Last month we introduced our new column with a suggestion – that you sit down with the person(s) closest to you and have a meaningful conversation about your money, financial goals and passions. If you did, congratulations! You’ve made the often difficult but important first step to get you closer to where you want to be financially.

This month we’d like to emphasize the importance of having the money conversation with your high school children. They remind us often that they know everything, but when it comes to money, they don’t know much. They think they “need” a car, new headphones, the coolest shoes and clothing, and the iPhone 6. Advertising is designed to lure us to buy the latest and greatest and it’s hard to resist, especially for our teens. The importance of being responsible – understanding money, managing a budget, and prioritizing wants versus needs is sometimes at a loss against the power of marketing.

Since our children are at a disadvantage, we should do all we can to educate them on how to handle money, but as parents, we may be at a disadvantage too.
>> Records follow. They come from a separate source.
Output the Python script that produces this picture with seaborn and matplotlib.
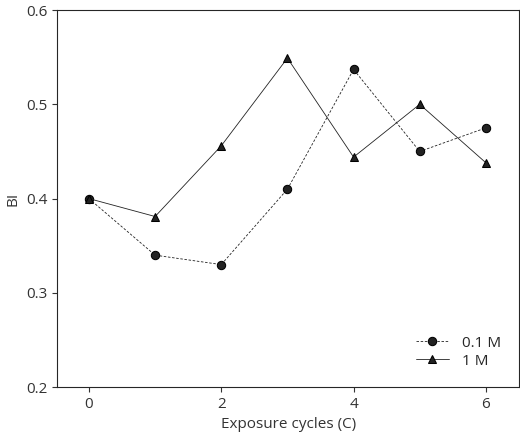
import matplotlib
matplotlib.use('Agg')
import matplotlib.pyplot as plt
import seaborn as sns
import pandas as pd

sns.set_style("ticks")
plt.rcParams['font.family'] = ['Open Sans', 'DejaVu Sans']

cycles = [0, 1, 2, 3, 4, 5, 6]
bi_01m = [0.40, 0.34, 0.33, 0.41, 0.537, 0.45, 0.475]
bi_1m = [0.40, 0.381, 0.456, 0.549, 0.444, 0.50, 0.438]

df = pd.concat([
    pd.DataFrame({'cycle': cycles, 'BI': bi_01m, 'conc': '0.1 M'}),
    pd.DataFrame({'cycle': cycles, 'BI': bi_1m, 'conc': '1 M'}),
])

fig = plt.figure(figsize=(5.2, 4.36), dpi=100)
ax = fig.add_axes([0.11, 0.112, 0.888, 0.865])
sns.lineplot(data=df, x='cycle', y='BI', hue='conc', style='conc',
             palette=['#222222', '#222222'], dashes={'0.1 M': (3, 2), '1 M': ''},
             markers={'0.1 M': 'o', '1 M': '^'}, markersize=6,
             markeredgecolor='black', linewidth=0.6, ax=ax)
ax.set_xlim(-0.48, 6.5)
ax.set_ylim(0.2, 0.6)
ax.set_xticks([0, 2, 4, 6])
ax.set_yticks([0.2, 0.3, 0.4, 0.5, 0.6])
ax.set_xlabel('Exposure cycles (C)', fontsize=11, color='#333333')
ax.set_ylabel('BI', fontsize=11, color='#333333')
ax.tick_params(labelsize=11, colors='#333333')
for s in ax.spines.values():
    s.set_visible(True)
    s.set_linewidth(0.8)
ax.legend(title=None, loc='lower right', frameon=False, fontsize=11,
          handlelength=2.2, borderaxespad=0.8, labelspacing=0.2)
fig.savefig('out.png')
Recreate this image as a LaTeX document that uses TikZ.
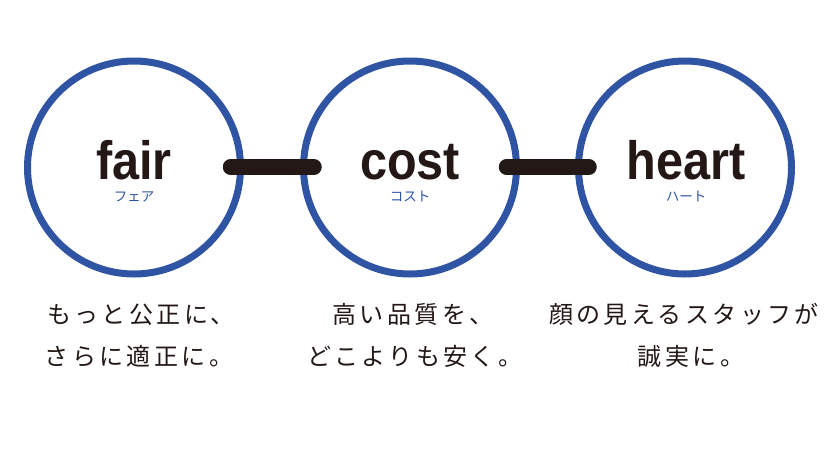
\documentclass[tikz,border=0pt]{standalone}
\usepackage{fontspec}
\setmainfont{Liberation Sans}
\newfontfamily\jpfont[LetterSpace=14]{Noto Sans CJK JP}
\newfontfamily\kanafont{Noto Sans CJK JP}
\newfontfamily\wordfont[FakeStretch=0.9]{Liberation Sans Bold}
\definecolor{ringblue}{RGB}{48,84,164}
\definecolor{inkdark}{RGB}{35,24,21}
\tikzset{
  ring/.style={circle, draw=ringblue, line width=7pt, minimum size=213pt, inner sep=0pt, outer sep=0pt},
  bar/.style={draw=inkdark, line width=15.5pt, line cap=round},
  word/.style={anchor=base, inner sep=0pt, text=inkdark, font=\wordfont\fontsize{54}{54}\selectfont},
  kana/.style={anchor=base, inner sep=0pt, text=ringblue, font=\kanafont\fontsize{13.5}{13.5}\selectfont},
  caption/.style={anchor=base, inner sep=0pt, text=inkdark, font=\jpfont\fontsize{24}{24}\selectfont}
}
\begin{document}
\begin{tikzpicture}[x=1pt,y=-1pt]
\useasboundingbox[fill=white] (0,0) rectangle (833,459);
\node[ring] (c1) at (134,167.5) {};
\node[ring] (c2) at (410,167.5) {};
\node[ring] (c3) at (685,167.5) {};
\draw[bar] ([xshift=-10pt,yshift=0.5pt]c1.east) -- ([xshift=10.5pt,yshift=0.5pt]c2.west);
\draw[bar] ([xshift=-10pt,yshift=0.5pt]c2.east) -- ([xshift=10.5pt,yshift=0.5pt]c3.west);
\node[word] (w1) at (134,179) {fair};
\node[word] (w2) at (410,179) {cost};
\node[word] (w3) at (686,179) {heart};
\node[kana] (k1) at (134,201) {フェア};
\node[kana] (k2) at (410,201) {コスト};
\node[kana] (k3) at (686,201) {ハート};
\node[caption] (t1a) at (141,323) {もっと公正に、};
\node[caption] (t1b) at (139,365) {さらに適正に。};
\node[caption] (t2a) at (413,323) {高い品質を、};
\node[caption] (t2b) at (415,365) {どこよりも安く。};
\node[caption] (t3a) at (684,323) {顔の見えるスタッフが};
\node[caption] (t3b) at (691,365) {誠実に。};
\end{tikzpicture}
\end{document}
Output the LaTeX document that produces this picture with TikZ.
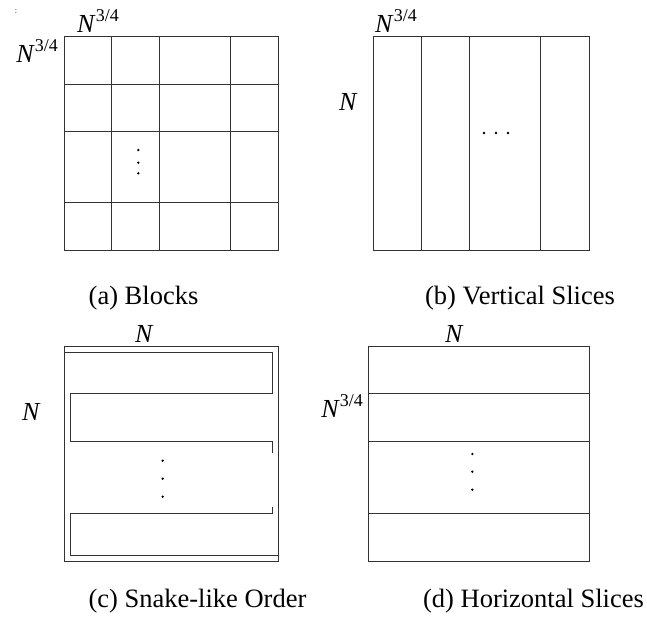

Think about it. How did YOU learn about money? You likely learned from your parents; directly by what they said and indirectly by what they did, and from life’s lessons – the good, the bad and the ugly.

We think it’s time to break the cycle. We believe society disenfranchises our young adults by not giving them the basics, in terms of financial understanding, to prepare them for life. Georgia’s schools currently teach personal finance for a few weeks as part of a required Economics course, but we need to do more. We’d love to see our high schools deliver a semester-long course on financial literacy. We are grateful for programs like Junior Achievement (in fact we volunteered at the wonderful BizTown facility in Atlanta a couple weeks ago), but our teens deserve more.

Talk to your kids about money - the choices they must make regarding saving and spending and ask how they prioritize their purchases. Share some of your own family money experiences with them. Teens may not want to hear about delaying gratification and avoiding debt, but seeing that in practice within their own family will be a lesson that will serve them well later in life. Check out the website with them, and for your own benefit too. It’s a great resource to better understand the basics of spending, saving, and debt. Life’s a journey. Navigate it wisely.